- **What is expected**
Begin at the first line of the data and copy each line through the one containing "['#8064A2', '#4BACC6', '#4F81BD', '#C0504D', '#9BBB59'];", that line included, with no pictures.

- **Data provided**
************
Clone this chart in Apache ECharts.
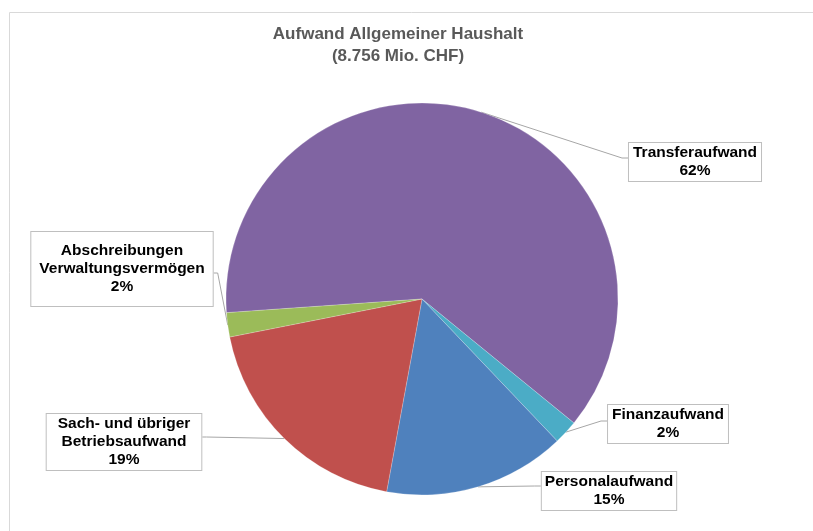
<!DOCTYPE html>
<html>
<head>
<meta charset="utf-8">
<script src="https://cdn.jsdelivr.net/npm/echarts@6/dist/echarts.min.js"></script>
<style>
  html, body { margin: 0; padding: 0; background: #fff; }
  #main { width: 813px; height: 531px; }
</style>
</head>
<body>
<div id="main"></div>
<script>
// data (shares in %)
var categories = ['Transferaufwand', 'Finanzaufwand', 'Personalaufwand', 'Sach- und übriger\nBetriebsaufwand', 'Abschreibungen\nVerwaltungsvermögen'];
var shares = [62, 2, 15, 19, 2];
var colors = ['#8064A2', '#4BACC6', '#4F81BD', '#C0504D', '#9BBB59'];

// where each label box sits (center), its padding and the y where the leader line meets it
var labelCenters = [[695, 162], [668, 424], [609, 491], [124, 442], [122, 269]];
var labelPads = [[1, 4], [1, 4], [1, 3], [1, 11], [10, 8]];
var lineYOffsets = [-4, -3, -5, -5, 4];

var cx = 422, cy = 299;

var chartDom = document.getElementById('main');
var myChart = echarts.init(chartDom);
var option;

option = {
    animation: false,
    graphic: [
        {
            type: 'rect',
            shape: { x: 9.5, y: 12.5, width: 820, height: 540 },
            style: { fill: 'none', stroke: '#d9d9d9', lineWidth: 1 },
            silent: true
        },
        {
            type: 'text',
            style: {
                text: 'Aufwand Allgemeiner Haushalt\n(8.756 Mio. CHF)',
                x: 398,
                y: 23,
                align: 'center',
                verticalAlign: 'top',
                fill: '#595959',
                font: 'bold 17px "Liberation Sans", Arial, sans-serif',
                lineHeight: 22
            }
        }
    ],
    series: [
        {
            type: 'pie',
            center: [cx, cy],
            radius: ['0%', 196],
            startAngle: 184,
            clockwise: true,
            avoidLabelOverlap: false,
            itemStyle: { borderColor: 'rgba(255,255,255,0.4)', borderWidth: 0.5 },
            label: {
                show: true,
                position: 'outside',
                formatter: '{b}\n{d}%',
                color: '#000',
                fontFamily: '"Liberation Sans", Arial, sans-serif',
                fontWeight: 'bold',
                fontSize: 15.5,
                lineHeight: 18,
                align: 'center',
                backgroundColor: '#fff',
                borderColor: '#bfbfbf',
                borderWidth: 1
            },
            labelLine: {
                show: true,
                length: 10,
                length2: 10,
                lineStyle: { color: '#a6a6a6', width: 1 }
            },
            labelLayout: function (params) {
                var i = params.dataIndex;
                var c = labelCenters[i];
                var w = params.labelRect.width;
                var start = params.labelLinePoints ? params.labelLinePoints[0] : [cx, cy];
                var right = c[0] > cx;
                var edgeX = right ? c[0] - w / 2 : c[0] + w / 2;
                var elbowX = right ? edgeX - 6 : edgeX + 4;
                var midY = c[1] + lineYOffsets[i];
                return {
                    x: c[0],
                    y: c[1],
                    align: 'center',
                    verticalAlign: 'middle',
                    labelLinePoints: [start, [elbowX, midY], [edgeX, midY]]
                };
            },
            data: categories.map(function (name, i) {
                return {
                    name: name,
                    value: shares[i],
                    itemStyle: { color: colors[i] },
                    label: { padding: labelPads[i] }
                };
            })
        }
    ]
};
option && myChart.setOption(option);
</script>
</body>
</html>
************
- **Reply to the exercise**
Clone this chart in Apache ECharts.
<!DOCTYPE html>
<html>
<head>
<meta charset="utf-8">
<script src="https://cdn.jsdelivr.net/npm/echarts@6/dist/echarts.min.js"></script>
<style>
  html, body { margin: 0; padding: 0; background: #fff; }
  #main { width: 813px; height: 531px; }
</style>
</head>
<body>
<div id="main"></div>
<script>
// data (shares in %)
var categories = ['Transferaufwand', 'Finanzaufwand', 'Personalaufwand', 'Sach- und übriger\nBetriebsaufwand', 'Abschreibungen\nVerwaltungsvermögen'];
var shares = [62, 2, 15, 19, 2];
var colors = ['#8064A2', '#4BACC6', '#4F81BD', '#C0504D', '#9BBB59'];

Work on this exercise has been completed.